### SOURCE DATA
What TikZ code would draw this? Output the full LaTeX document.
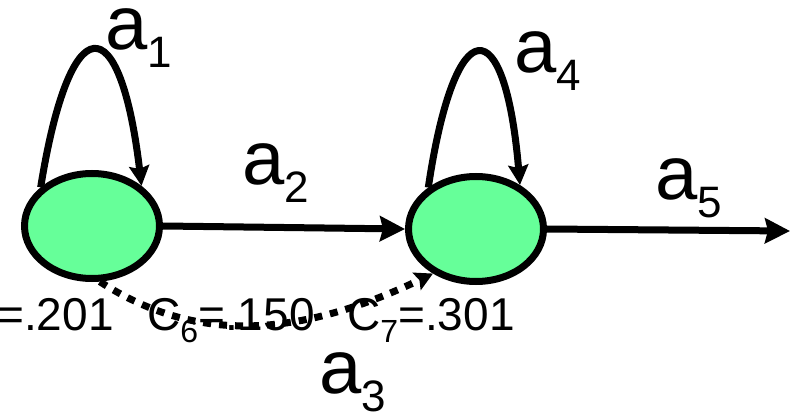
\documentclass[tikz,border=0pt]{standalone}
\usepackage{fontspec}
\setmainfont{Liberation Sans}
\usetikzlibrary{shapes.geometric,arrows.meta,positioning}
\definecolor{stategreen}{RGB}{102,255,153}
\newcommand{\asub}[1]{\raisebox{-18pt}{\fontsize{44}{44}\selectfont #1}}
\newcommand{\csub}[1]{\raisebox{-13pt}{\fontsize{32}{32}\selectfont #1}}

\begin{document}
\begin{tikzpicture}[x=1pt, y=-1pt,
  state/.style={ellipse, draw=black, line width=7pt, fill=stategreen,
                minimum width=135pt, minimum height=105pt, inner sep=0pt},
  arr/.style={-{Stealth[length=25pt,width=25pt,inset=3pt]}, line width=7pt},
  selfarr/.style={-{Stealth[length=20pt,width=20pt,inset=3pt]}, line width=7pt},
  darr/.style={-{Stealth[length=18pt,width=19pt,inset=3pt]}, line width=7pt,
               dash pattern=on 8pt off 8pt},
  alab/.style={anchor=base west, inner sep=0pt, font=\fontsize{76}{76}\selectfont},
  clab/.style={anchor=base west, inner sep=0pt, font=\fontsize{46}{46}\selectfont}
]
  \useasboundingbox (0,0) rectangle (796,417);

  \node[state] (s1) at (92,226) {};
  \node[state] (s2) at (476,229) {};
  \coordinate (out) at (790,231);

  \draw[arr] (s1.east) -- (s2.west);
  \draw[arr] (s2.east) -- (out);

  \draw[selfarr] (s1.143) .. controls (70,5) and (120,5) .. (s1.39);
  \draw[selfarr] (s2.139) .. controls (455,8) and (505,8) .. (s2.45);

  \node[alab] (l1) at (105,50)  {a\asub{1}};
  \node[alab] (l2) at (242,185) {a\asub{2}};
  \node[alab] (l3) at (319,393) {a\asub{3}};
  \node[alab] (l4) at (514,73)  {a\asub{4}};
  \node[alab] (l5) at (655,200) {a\asub{5}};

  \node[clab] (c5) at (-3,330)  {=.201};
  \node[clab] (c6) at (147,330) {C\csub{6}=.150};
  \node[clab] (c7) at (347,330) {C\csub{7}=.301};

  \draw[darr] (s1.-82) .. controls (190,340) and (290,342) .. (s2.-134);
\end{tikzpicture}
\end{document}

### JOB
Leave the images out and output the remaining material exactly as it stands.

### ANSWER FOR THIS EXERCISE
What TikZ code would draw this? Output the full LaTeX document.
\documentclass[tikz,border=0pt]{standalone}
\usepackage{fontspec}
\setmainfont{Liberation Sans}
\usetikzlibrary{shapes.geometric,arrows.meta,positioning}
\definecolor{stategreen}{RGB}{102,255,153}
\newcommand{\asub}[1]{\raisebox{-18pt}{\fontsize{44}{44}\selectfont #1}}
\newcommand{\csub}[1]{\raisebox{-13pt}{\fontsize{32}{32}\selectfont #1}}

\begin{document}
\begin{tikzpicture}[x=1pt, y=-1pt,
  state/.style={ellipse, draw=black, line width=7pt, fill=stategreen,
                minimum width=135pt, minimum height=105pt, inner sep=0pt},
  arr/.style={-{Stealth[length=25pt,width=25pt,inset=3pt]}, line width=7pt},
  selfarr/.style={-{Stealth[length=20pt,width=20pt,inset=3pt]}, line width=7pt},
  darr/.style={-{Stealth[length=18pt,width=19pt,inset=3pt]}, line width=7pt,
               dash pattern=on 8pt off 8pt},
  alab/.style={anchor=base west, inner sep=0pt, font=\fontsize{76}{76}\selectfont},
  clab/.style={anchor=base west, inner sep=0pt, font=\fontsize{46}{46}\selectfont}
]
  \useasboundingbox (0,0) rectangle (796,417);

  \node[state] (s1) at (92,226) {};
  \node[state] (s2) at (476,229) {};
  \coordinate (out) at (790,231);

  \draw[arr] (s1.east) -- (s2.west);
  \draw[arr] (s2.east) -- (out);

  \draw[selfarr] (s1.143) .. controls (70,5) and (120,5) .. (s1.39);
  \draw[selfarr] (s2.139) .. controls (455,8) and (505,8) .. (s2.45);

  \node[alab] (l1) at (105,50)  {a\asub{1}};
  \node[alab] (l2) at (242,185) {a\asub{2}};
  \node[alab] (l3) at (319,393) {a\asub{3}};
  \node[alab] (l4) at (514,73)  {a\asub{4}};
  \node[alab] (l5) at (655,200) {a\asub{5}};

  \node[clab] (c5) at (-3,330)  {=.201};
  \node[clab] (c6) at (147,330) {C\csub{6}=.150};
  \node[clab] (c7) at (347,330) {C\csub{7}=.301};

  \draw[darr] (s1.-82) .. controls (190,340) and (290,342) .. (s2.-134);
\end{tikzpicture}
\end{document}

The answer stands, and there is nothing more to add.